I've been taking classes in numerical methods and we were told that implicit methods are more stable than explicit ones. This is very easy to show with some differential equations, but I dont understand why this would be a general phenomenon. I was searching online but did not find any satisfying answer. Is this an intrinsic property of all implicit methods? Are there examples where the explicit method has better stability compared to the corresponding implicit one?

Answer 1

An explicit method for $x'(t)=f(t,x(t))$ uses its stages to construct Taylor terms of the expansion of $x(t_n+h)$, $x(t_n)=x_n$, in $h$ with the correct coefficients for the step to the next point. But apart from satisfying the order conditions to get the correct coefficients for the Taylor expansion in the basis point $x_n$, nothing ties the computed values along the step from $x_n$ to $x_{n+1}$ to the given ODE.

In an implicit step, the ODE is satisfied as equation in at least one other point. In a most visible fashion this can be observed for collocation methods. The intermediate values of the method step can there be encoded in a polynomial $p(s)$ that (conceptually) approximates $x(t_n+sh)$, with $p(0)=x_n$. The method then is described by values $c_1,...,c_q\in[0,1]$ where $$p'(c_k)=hf(t_n+c_kh,\,p(c_k)),~~k=1,..,q$$ is demanded to hold. Many of the named implicit methods can be constructed this way. With $q=1$, $c_1=\frac12$ you get the midpoint method, with $q=2$, $c_1=0$, $c_2=1$ the trapezoidal method, with $c_{1,2}=\frac12\pm\frac{\sqrt3}6$ the 4th order Gauss-2 method, with $q=3$, $c_{1,2}=\frac25\pm\frac{\sqrt{6}}{10}$, $c_3=1$ a Radau IIA method,...

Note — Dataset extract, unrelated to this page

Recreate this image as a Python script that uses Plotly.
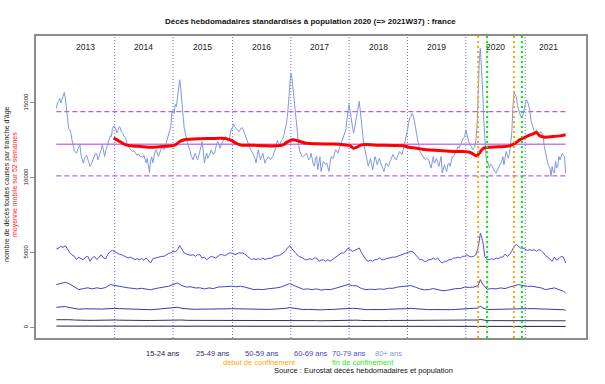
import plotly.graph_objects as go

# ---------------- DATA ----------------
years = ["2013", "2014", "2015", "2016", "2017", "2018", "2019", "2020", "2021"]
year_start_week = [0, 52, 104, 157, 209, 261, 313, 365, 418]   # week index of first week of each year
year_label_week = [26, 78, 130.5, 183, 235, 287, 339, 391.5, 439]
lockdown_start = [376, 408]   # 2020W12, 2020W44
lockdown_end = [384, 415]     # 2020W20, 2020W51

# 80+ ans, weekly (2013W01 .. 2021W37)
d80_2013 = [14640,15000,15100,15300,15000,15200,15450,15700,15300,14700,
            13900,13300,13200,12980,12500,12100,11800,11700,11650,11900,
            12100,12200,11500,11300,10980,11300,11420,11500,11250,11000,
            10760,10900,11100,11200,11400,11650,11600,11200,11400,11600,
            11900,12200,11800,11420,11800,12100,12400,12650,12800,12750,
            13300,13450]
d80_2014 = [13450,13200,13000,13200,13420,13350,13050,12980,12800,12750,
            12600,12300,12100,11980,11900,11800,11760,11800,11700,11640,
            11500,11600,11530,11400,11420,11350,11500,11200,11000,11300,
            10800,10360,11100,11400,11000,11550,11750,11870,11600,11420,
            11640,11900,12090,11950,11870,12100,12350,12530,12800,13100,
            13400,14400]
d80_2015 = [14500,14300,14900,14750,15500,16200,16550,15900,15200,14090,
            13310,12900,12550,12300,12050,11870,11500,11300,11200,11500,
            11640,11300,11200,11500,11870,12100,12420,11700,10980,11400,
            11640,11300,11420,11600,11870,11700,11550,11640,12000,12300,
            12420,12100,11980,12200,12311,12500,12700,12760,12650,12420,
            12530,12900,13300]
d80_2016 = [13300,13600,13420,13300,13200,13150,13100,13250,13350,13310,
            13100,12900,12760,12500,12300,12090,11900,11800,11650,11500,
            11300,11000,11500,11860,11500,11200,11420,11640,11300,10980,
            11200,11300,11420,11300,11200,11350,11420,11700,11870,12200,
            12500,12300,12090,12400,12500,12650,12900,13200,13600,14090,
            15300,16400]
d80_2017 = [16980,16700,15900,15200,14300,13500,12750,12200,11750,11500,
            11420,11420,11500,11600,11640,11400,11200,11300,11640,11300,
            10900,10780,11300,11420,10530,11000,11400,10420,10800,11100,
            10978,10900,11000,10600,10420,11000,11420,11300,11300,11650,
            11867,11800,11640,11900,12090,12300,12530,12700,12980,13200,
            14090,14500]
d80_2018 = [14900,14300,14090,13400,12980,13400,13870,14500,14900,15100,
            14400,13500,12800,12300,11900,11420,11100,10780,11000,11300,
            10900,10530,11000,11420,11200,10870,11100,11300,11000,10760,
            10600,10420,10700,10980,10900,10760,11000,11200,11400,11550,
            11420,11300,11200,11400,11640,11750,11640,11550,11800,12100,
            12400,12800]
d80_2019 = [13200,13640,14000,14090,14300,14200,13870,13500,12980,12500,
            12090,11800,11640,11500,11420,11300,11200,11300,11250,11200,
            10900,10650,11000,11420,10980,11100,11300,11000,10760,11100,
            11420,10311,10700,10870,10600,10420,10900,10980,10760,11200,
            11400,11420,11550,11750,11870,12090,11980,12200,12311,12530,
            12650,12760]
d80_2020 = [13200,12900,12530,12311,12200,12090,11870,11980,12090,12500,
            13400,15500,17867,18644,17600,15867,13870,12090,11420,11000,
            10980,10650,10900,10870,10650,10530,10400,10311,10500,10650,
            10870,10980,11100,11420,10870,11300,11760,11500,11300,11640,
            12200,12980,14756,15644,15600,15420,14870,14533,14311,14100,
            14089,14200,14533]
d80_2021 = [15000,15200,15100,14900,14600,13870,13600,13420,13100,13000,
            13200,13000,12980,13000,13100,12900,12750,12090,11650,11420,
            11000,10760,10650,10090,10756,10400,10311,11100,10650,10760,
            11420,11200,11420,11640,11500,11420,10311]
deaths_80 = (d80_2013 + d80_2014 + d80_2015 + d80_2016 + d80_2017 +
             d80_2018 + d80_2019 + d80_2020 + d80_2021)

# 70-79 ans, every 2 weeks
deaths_70 = [5245,5300,5420,5350,5467,5200,5000,4850,4756,4534,4700,4600,4534,4700,4756,4423,4650,4756,4534,4700,4867,4650,4600,4900,5089,5150,
             5050,4978,4900,4867,4800,4700,4644,4700,4600,4534,4600,4533,4600,4500,4644,4450,4311,4600,4644,4644,4700,4750,4756,4850,4950,4978,
             5089,5050,5200,5467,5200,4978,4900,4867,4820,4867,4756,4867,4860,4644,4700,4533,4644,4756,4700,4644,4756,4867,4867,4800,4867,4978,4978,
             4900,4867,4978,4978,4978,4900,4756,4644,4533,4600,4533,4600,4533,4644,4533,4600,4644,4644,4756,4756,4800,4867,4950,5089,5300,
             5467,5250,5089,4978,4756,4700,4600,4533,4533,4600,4533,4644,4644,4420,4500,4533,4422,4533,4422,4533,4644,4756,4867,4978,4978,5100,5300,
             5200,5089,5150,5245,5311,5000,4750,4533,4422,4500,4422,4533,4533,4650,4533,4533,4600,4644,4644,4700,4700,4756,4800,4867,4900,4978,
             5000,5089,5050,4867,4756,4533,4533,4420,4422,4533,4533,4644,4533,4644,4420,4311,4420,4420,4533,4533,4644,4644,4700,4644,4750,4756,
             4867,4760,4720,4750,4867,5300,6311,5800,4750,4533,4533,4600,4533,4644,4600,4700,4700,4900,4756,4867,5100,5420,5533,5420,5300,5311,5200,
             5150,5200,5150,5200,5089,5200,5150,5000,4800,4700,4533,4422,4700,4500,4600,4756,4700,4311]
weeks_70 = list(range(0, 455, 2))

# other age groups, every 4 weeks (+ 2020W14 peak and last week)
weeks_sparse = sorted(set(range(0, 455, 4)) | {378, 454})
deaths_60 = [2867,2950,3022,2900,2700,2534,2600,2650,2580,2650,2600,2680,2867,
             2800,2750,2700,2650,2600,2580,2620,2550,2520,2600,2644,2700,2756,
             2867,2978,2800,2700,2720,2644,2650,2580,2644,2600,2700,2720,2720,
             2756,2720,2756,2700,2600,2533,2550,2533,2580,2600,2644,2700,2800,
             2934,2800,2650,2550,2580,2533,2580,2500,2550,2533,2600,2700,2756,
             2867,2800,2780,2600,2533,2560,2533,2580,2550,2620,2620,2700,2720,
             2756,2800,2700,2580,2520,2533,2600,2533,2460,2480,2533,2600,2600,
             2700,2680,2700,2800,3200,2900,2560,2600,2580,2644,2600,2700,2800,2867,2800,
             2750,2756,2700,2650,2533,2600,2644,2533,2422,2300]
deaths_50 = [1350,1380,1400,1330,1280,1220,1250,1230,1220,1240,1230,1250,1300,
             1280,1260,1250,1230,1220,1200,1220,1200,1190,1210,1230,1250,1260,
             1300,1350,1280,1240,1230,1220,1220,1200,1220,1210,1240,1250,1250,
             1260,1250,1260,1240,1220,1200,1210,1200,1210,1220,1230,1250,1280,
             1330,1280,1230,1200,1210,1190,1200,1180,1200,1190,1210,1240,1260,
             1300,1280,1270,1220,1190,1200,1190,1200,1200,1220,1220,1240,1250,
             1260,1280,1250,1210,1190,1190,1200,1190,1170,1180,1190,1210,1220,
             1240,1230,1240,1300,1420,1320,1200,1210,1200,1220,1210,1240,1270,1290,1270,
             1260,1260,1250,1240,1200,1210,1230,1200,1190,1150]
deaths_25 = [520,530,540,520,500,480,490,480,480,490,480,490,500,
             500,490,480,480,470,470,480,470,470,480,480,490,490,
             500,520,500,480,480,470,470,470,470,470,480,490,490,
             490,490,490,480,470,460,470,460,470,470,480,490,500,
             510,490,470,460,460,460,460,450,460,460,470,480,490,
             500,490,490,470,460,460,460,460,460,470,470,480,480,
             490,490,480,460,460,460,460,450,450,450,460,470,470,
             480,480,480,500,540,500,460,460,460,470,470,480,490,500,490,
             490,490,490,480,470,470,480,470,470,450]
deaths_15 = [95,95,95,90,88,85,85,85,85,85,85,88,90,
             90,88,85,85,85,82,82,82,82,82,85,85,88,
             90,92,88,85,85,82,82,82,82,82,85,85,85,
             85,85,85,82,80,80,80,80,80,80,82,82,85,
             88,85,82,80,80,78,78,78,78,78,80,80,82,
             85,82,82,80,78,78,78,78,78,78,80,80,80,
             80,82,80,78,76,76,76,76,75,75,75,76,78,
             78,76,76,76,78,76,74,74,74,74,75,76,78,78,78,
             76,76,76,76,75,75,75,74,74,72]

# 52-week moving average of the 80+ series
ma_weeks = [51,54,58,62,68,75,82,90,98,102,106,110,114,118,126,134,142,147,152,156,160,165,172,180,
            188,196,202,206,211,215,223,232,247,256,262,265,268,272,285,300,309,314,321,330,342,356,
            363,369,375,377,381,386,395,404,409,413,419,425,428,431,436,443,449,454]
ma_values = [12644,12533,12356,12200,12130,12090,12045,12060,12100,12133,12200,12422,12540,12578,12600,12620,
             12630,12644,12600,12500,12311,12178,12178,12160,12133,12133,12200,12400,12533,12470,12311,12270,
             12250,12200,12133,11978,12050,12200,12180,12160,12133,12045,11978,11867,11820,11756,11756,11690,
             11467,11644,11978,12045,12067,12133,12311,12533,12756,12933,13022,12800,12711,12756,12800,12870]

mean_level = 12247
upper_level = 14420
lower_level = 10133

age_labels = ["15-24 ans", "25-49 ans", "50-59 ans", "60-69 ans", "70-79 ans", "80+ ans"]
age_colors = ["#22223f", "#30306e", "#3838a8", "#4242d2", "#4b4bf0", "#7f98e4"]

# ---------------- FIGURE ----------------
W, H = 605, 384
L, R, T, B = 36, 19, 36, 46
pw, ph = W - L - R, H - T - B


def px_x(px):
    return (px - L) / pw


def px_y(py):
    return (H - B - py) / ph


FONT = "Liberation Sans, Arial, sans-serif"
fig = go.Figure()

first_w, last_w = 0, len(deaths_80) - 1
for lvl, dash, col, wd in [(upper_level, "5px,3px", "#b060f0", 1.2),
                           (lower_level, "5px,3px", "#b060f0", 1.2),
                           (mean_level, "solid", "#c27cf4", 1.5)]:
    fig.add_trace(go.Scatter(x=[first_w, last_w], y=[lvl, lvl], mode="lines",
                             line=dict(color=col, width=wd, dash=dash), hoverinfo="skip"))

series = [(weeks_sparse, deaths_15), (weeks_sparse, deaths_25), (weeks_sparse, deaths_50),
          (weeks_sparse, deaths_60), (weeks_70, deaths_70), (list(range(len(deaths_80))), deaths_80)]
for (xs, ys), col in zip(series, age_colors):
    fig.add_trace(go.Scatter(x=xs, y=ys, mode="lines", line=dict(color=col, width=1)))

fig.add_trace(go.Scatter(x=ma_weeks, y=ma_values, mode="lines",
                         line=dict(color="#ff0000", width=3, shape="spline")))

for w in year_start_week[1:]:
    fig.add_vline(x=w, line=dict(color="#6a6aff", width=1, dash="1px,2px"), layer="below")
for w in lockdown_start:
    fig.add_vline(x=w, line=dict(color="#ffa500", width=2, dash="2px,3px"))
for w in lockdown_end:
    fig.add_vline(x=w, line=dict(color="#00ee00", width=2, dash="2px,3px"))


def txt(x, y, text, size, color, xref="paper", yref="paper", angle=0):
    return dict(x=x, y=y, xref=xref, yref=yref, text=text, showarrow=False, textangle=angle,
                xanchor="center", yanchor="middle", font=dict(size=size, color=color, family=FONT))


ann = []
for lab, w in zip(years, year_label_week):
    ann.append(txt(w, 18733, lab, 8.5, "#222", xref="x", yref="y"))

ann.append(txt(px_x(310), px_y(22),
               "<b>Décès hebdomadaires standardisés à population 2020 (=> 2021W37) : france</b>",
               8, "#111"))
ann.append(txt(px_x(7), px_y(184), "nombre de décès toutes causes par tranche d'âge", 7, "#222", angle=-90))
ann.append(txt(px_x(15), px_y(185), "moyenne mobile sur 52 semaines", 7, "#ff2020", angle=-90))

leg_x = [163, 213, 262, 311, 349, 388]
for lab, col, x in zip(age_labels, age_colors, leg_x):
    ann.append(txt(px_x(x), px_y(353), lab, 7.5, col))
ann.append(txt(px_x(259), px_y(362), "début de confinement", 7.5, "#ffa500"))
ann.append(txt(px_x(363), px_y(362), "fin de confinement", 7.5, "#22ee22"))
ann.append(txt(px_x(363), px_y(370), "Source : Eurostat décès hebdomadaires et population", 7.5, "#111"))

fig.update_layout(
    width=W, height=H, margin=dict(l=L, r=R, t=T, b=B),
    paper_bgcolor="white", plot_bgcolor="white", showlegend=False,
    annotations=ann,
    xaxis=dict(range=[-18.16, 472.16], showgrid=False, zeroline=False, showticklabels=False,
               ticks="", showline=True, mirror=True, linecolor="#8c8c8c", linewidth=2),
    yaxis=dict(range=[-700, 19470], showgrid=False, zeroline=False,
               tickvals=[0, 5000, 10000, 15000], ticktext=["0", "5000", "10000", "15000"],
               tickangle=-90, ticks="outside", ticklen=4, tickcolor="#8c8c8c",
               tickfont=dict(size=6, color="#222", family=FONT),
               showline=True, mirror=True, linecolor="#8c8c8c", linewidth=2),
)

fig.write_html("out.html", config={"displayModeBar": False},
               post_script="document.body.style.margin='0';document.body.style.overflow='hidden';")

So as the implicit method includes more "feed-back" from the numerical solution path, it is in general more stable than an explicit method.

But note that an implicit method with a fixed procedure to solve its implicit system, that is, a fixed number of approximation steps of a fixed type, is again an explicit method. It can then be compared to other explicit methods that use the same number of function evaluations of the ODE right-hand-side function. This can be by using a higher number of stages to get a higher method order or satisfy additional conditions reducing the step error. Or by replacing one step of the implicit method with multiple steps with a reduced step size of an explicit method.

Thus to be truly an implicit method its implementation has to be free to iterate its implicit solver until the error in the implicit system is small enough, typically an order of magnitude or power in the step size smaller than the truncation error of the method step.

Answer 2

Let us consider a vector differential equation of the form $$ \frac{\text{d}{\bf{x}}}{\text{d}t}={\bf{f}}({\bf{x}}),~~{\bf{x}}={\bf{x}}(t),~~{\bf{x}}(0)={\bf{x}}_0. $$ The new (unknown) time level is denoted by superscript $n$ and the old (known) time level is denoted by superscript $n-1$. Consider a scheme $$ \frac{{\bf{x}}^n-{\bf{x}}^{n-1}}{\triangle t}=\theta{\bf{f}}({\bf{x}}^n)+(1-\theta){\bf{f}}({\bf{x}}^{n-1}). $$ The scheme is implicit for all values $\theta \in (0,1]$ and only for $\theta=0$ you get an explicit scheme (the explicit Euler scheme). I offer two intuitive perspectives. One is that the most correct value seems to be the middle value, i.e. $\theta=\frac{1}{2}$, which however yields an implicit scheme. Second perspective: in the explicit scheme you get the simplest possible linear problem, which is linear also if ${\bf{f}}$ is nonlinear. When you pay less, you also get less (in numerics it is often so). Consequently you get a scheme with reduced stability.

As an example consider explicit vs implicit Runge-Kutta methods. Implicit ones are numerically demanding, but you also get excellent numerical properties, which are needed when one solves a difficult class of equations (the so-called stiff problems for example).